### Task to complete
Repeat every line of the data exactly, but not the pictures.
>> Begin Source data
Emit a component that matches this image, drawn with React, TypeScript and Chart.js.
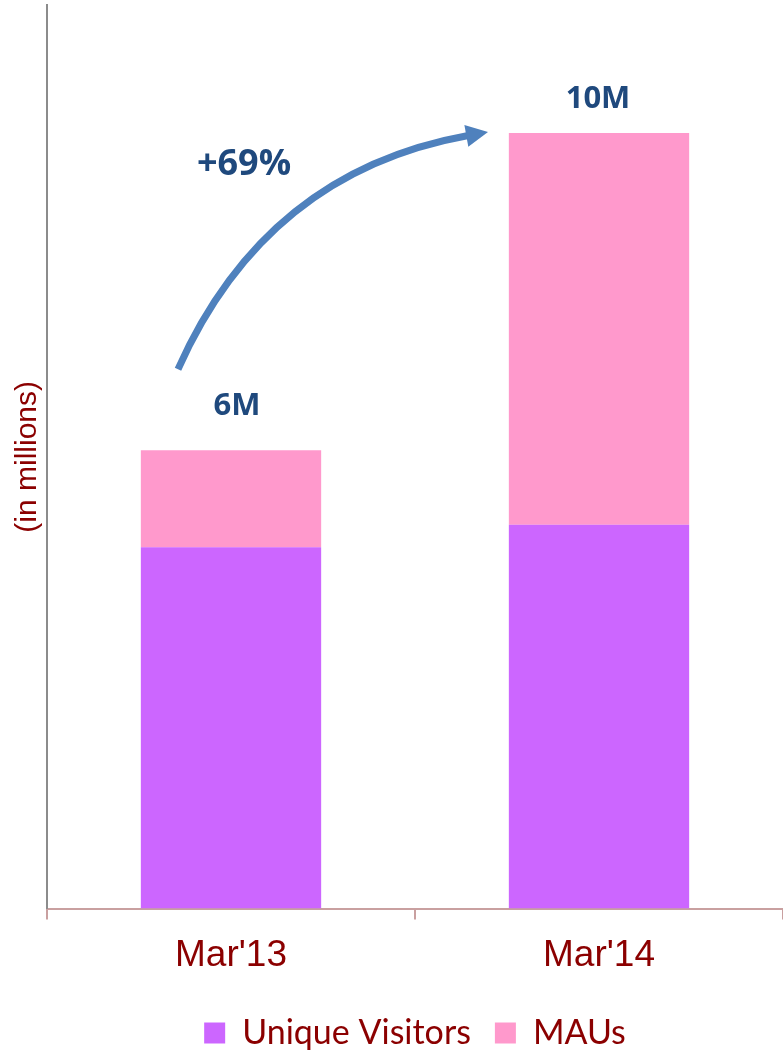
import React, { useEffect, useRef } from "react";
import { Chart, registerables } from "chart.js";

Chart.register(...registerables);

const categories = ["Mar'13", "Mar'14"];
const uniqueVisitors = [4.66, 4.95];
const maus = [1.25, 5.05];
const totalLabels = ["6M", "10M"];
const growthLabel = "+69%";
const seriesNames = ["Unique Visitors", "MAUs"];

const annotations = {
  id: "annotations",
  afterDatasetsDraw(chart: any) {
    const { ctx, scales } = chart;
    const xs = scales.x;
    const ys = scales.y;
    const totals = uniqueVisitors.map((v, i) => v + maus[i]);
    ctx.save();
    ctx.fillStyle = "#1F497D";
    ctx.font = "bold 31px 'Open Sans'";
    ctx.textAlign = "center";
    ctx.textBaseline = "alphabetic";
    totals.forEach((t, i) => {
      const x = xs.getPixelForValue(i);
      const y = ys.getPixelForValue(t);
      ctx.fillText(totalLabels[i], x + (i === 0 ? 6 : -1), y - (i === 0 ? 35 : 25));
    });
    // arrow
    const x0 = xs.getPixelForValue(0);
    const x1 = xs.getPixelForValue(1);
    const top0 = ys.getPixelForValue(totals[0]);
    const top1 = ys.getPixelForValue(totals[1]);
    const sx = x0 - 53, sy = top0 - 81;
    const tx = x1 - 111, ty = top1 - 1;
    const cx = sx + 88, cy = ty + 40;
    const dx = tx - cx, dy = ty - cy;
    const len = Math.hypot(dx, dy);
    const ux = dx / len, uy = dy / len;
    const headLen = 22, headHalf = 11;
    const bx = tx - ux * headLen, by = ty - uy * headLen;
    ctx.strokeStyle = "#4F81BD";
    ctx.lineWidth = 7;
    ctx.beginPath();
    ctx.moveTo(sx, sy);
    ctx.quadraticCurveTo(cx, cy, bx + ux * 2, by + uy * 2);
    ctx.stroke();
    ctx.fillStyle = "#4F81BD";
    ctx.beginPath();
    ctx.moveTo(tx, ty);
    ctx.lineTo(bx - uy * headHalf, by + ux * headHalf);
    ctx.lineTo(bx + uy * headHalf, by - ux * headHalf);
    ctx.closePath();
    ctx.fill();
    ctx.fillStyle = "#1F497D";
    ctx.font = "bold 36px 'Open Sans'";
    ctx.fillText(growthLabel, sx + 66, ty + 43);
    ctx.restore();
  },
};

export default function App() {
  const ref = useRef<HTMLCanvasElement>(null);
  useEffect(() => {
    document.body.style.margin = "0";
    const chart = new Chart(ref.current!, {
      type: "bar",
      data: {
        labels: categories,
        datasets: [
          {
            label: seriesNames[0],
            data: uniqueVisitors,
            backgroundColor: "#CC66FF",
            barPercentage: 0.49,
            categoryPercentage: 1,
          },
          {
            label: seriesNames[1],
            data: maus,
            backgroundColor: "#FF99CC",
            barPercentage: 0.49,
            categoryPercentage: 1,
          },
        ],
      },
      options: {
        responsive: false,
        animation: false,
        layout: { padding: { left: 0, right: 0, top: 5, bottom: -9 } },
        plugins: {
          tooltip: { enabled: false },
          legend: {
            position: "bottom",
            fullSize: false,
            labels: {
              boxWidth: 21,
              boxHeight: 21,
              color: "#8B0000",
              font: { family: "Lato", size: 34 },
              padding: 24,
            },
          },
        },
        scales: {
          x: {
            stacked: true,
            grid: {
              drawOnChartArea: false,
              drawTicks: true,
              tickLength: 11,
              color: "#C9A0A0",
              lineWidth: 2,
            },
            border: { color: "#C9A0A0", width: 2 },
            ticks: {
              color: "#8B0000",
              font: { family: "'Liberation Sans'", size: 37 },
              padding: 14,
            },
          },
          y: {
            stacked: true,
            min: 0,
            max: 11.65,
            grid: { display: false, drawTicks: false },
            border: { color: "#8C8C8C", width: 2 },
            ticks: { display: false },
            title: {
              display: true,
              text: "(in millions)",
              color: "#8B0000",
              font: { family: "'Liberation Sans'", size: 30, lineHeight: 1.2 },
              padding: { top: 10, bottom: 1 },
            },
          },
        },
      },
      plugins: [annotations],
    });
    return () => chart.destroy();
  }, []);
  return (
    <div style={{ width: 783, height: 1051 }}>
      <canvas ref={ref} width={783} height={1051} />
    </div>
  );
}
>> End Source data
### Problem solution
Emit a component that matches this image, drawn with React, TypeScript and Chart.js.
import React, { useEffect, useRef } from "react";
import { Chart, registerables } from "chart.js";

Chart.register(...registerables);

const categories = ["Mar'13", "Mar'14"];
const uniqueVisitors = [4.66, 4.95];
const maus = [1.25, 5.05];
const totalLabels = ["6M", "10M"];
const growthLabel = "+69%";
const seriesNames = ["Unique Visitors", "MAUs"];

const annotations = {
  id: "annotations",
  afterDatasetsDraw(chart: any) {
    const { ctx, scales } = chart;
    const xs = scales.x;
    const ys = scales.y;
    const totals = uniqueVisitors.map((v, i) => v + maus[i]);
    ctx.save();
    ctx.fillStyle = "#1F497D";
    ctx.font = "bold 31px 'Open Sans'";
    ctx.textAlign = "center";
    ctx.textBaseline = "alphabetic";
    totals.forEach((t, i) => {
      const x = xs.getPixelForValue(i);
      const y = ys.getPixelForValue(t);
      ctx.fillText(totalLabels[i], x + (i === 0 ? 6 : -1), y - (i === 0 ? 35 : 25));
    });
    // arrow
    const x0 = xs.getPixelForValue(0);
    const x1 = xs.getPixelForValue(1);
    const top0 = ys.getPixelForValue(totals[0]);
    const top1 = ys.getPixelForValue(totals[1]);
    const sx = x0 - 53, sy = top0 - 81;
    const tx = x1 - 111, ty = top1 - 1;
    const cx = sx + 88, cy = ty + 40;
    const dx = tx - cx, dy = ty - cy;
    const len = Math.hypot(dx, dy);
    const ux = dx / len, uy = dy / len;
    const headLen = 22, headHalf = 11;
    const bx = tx - ux * headLen, by = ty - uy * headLen;
    ctx.strokeStyle = "#4F81BD";
    ctx.lineWidth = 7;
    ctx.beginPath();
    ctx.moveTo(sx, sy);
    ctx.quadraticCurveTo(cx, cy, bx + ux * 2, by + uy * 2);
    ctx.stroke();
    ctx.fillStyle = "#4F81BD";
    ctx.beginPath();
    ctx.moveTo(tx, ty);
    ctx.lineTo(bx - uy * headHalf, by + ux * headHalf);
    ctx.lineTo(bx + uy * headHalf, by - ux * headHalf);
    ctx.closePath();
    ctx.fill();
    ctx.fillStyle = "#1F497D";
    ctx.font = "bold 36px 'Open Sans'";
    ctx.fillText(growthLabel, sx + 66, ty + 43);
    ctx.restore();
  },
};

export default function App() {
  const ref = useRef<HTMLCanvasElement>(null);
  useEffect(() => {
    document.body.style.margin = "0";
    const chart = new Chart(ref.current!, {
      type: "bar",
      data: {
        labels: categories,
        datasets: [
          {
            label: seriesNames[0],
            data: uniqueVisitors,
            backgroundColor: "#CC66FF",
            barPercentage: 0.49,
            categoryPercentage: 1,
          },
          {
            label: seriesNames[1],
            data: maus,
            backgroundColor: "#FF99CC",
            barPercentage: 0.49,
            categoryPercentage: 1,
          },
        ],
      },
      options: {
        responsive: false,
        animation: false,
        layout: { padding: { left: 0, right: 0, top: 5, bottom: -9 } },
        plugins: {
          tooltip: { enabled: false },
          legend: {
            position: "bottom",
            fullSize: false,
            labels: {
              boxWidth: 21,
              boxHeight: 21,
              color: "#8B0000",
              font: { family: "Lato", size: 34 },
              padding: 24,
            },
          },
        },
        scales: {
          x: {
            stacked: true,
            grid: {
              drawOnChartArea: false,
              drawTicks: true,
              tickLength: 11,
              color: "#C9A0A0",
              lineWidth: 2,
            },
            border: { color: "#C9A0A0", width: 2 },
            ticks: {
              color: "#8B0000",
              font: { family: "'Liberation Sans'", size: 37 },
              padding: 14,
            },
          },
          y: {
            stacked: true,
            min: 0,
            max: 11.65,
            grid: { display: false, drawTicks: false },
            border: { color: "#8C8C8C", width: 2 },
            ticks: { display: false },
            title: {
              display: true,
              text: "(in millions)",
              color: "#8B0000",
              font: { family: "'Liberation Sans'", size: 30, lineHeight: 1.2 },
              padding: { top: 10, bottom: 1 },
            },
          },
        },
      },
      plugins: [annotations],
    });
    return () => chart.destroy();
  }, []);
  return (
    <div style={{ width: 783, height: 1051 }}>
      <canvas ref={ref} width={783} height={1051} />
    </div>
  );
}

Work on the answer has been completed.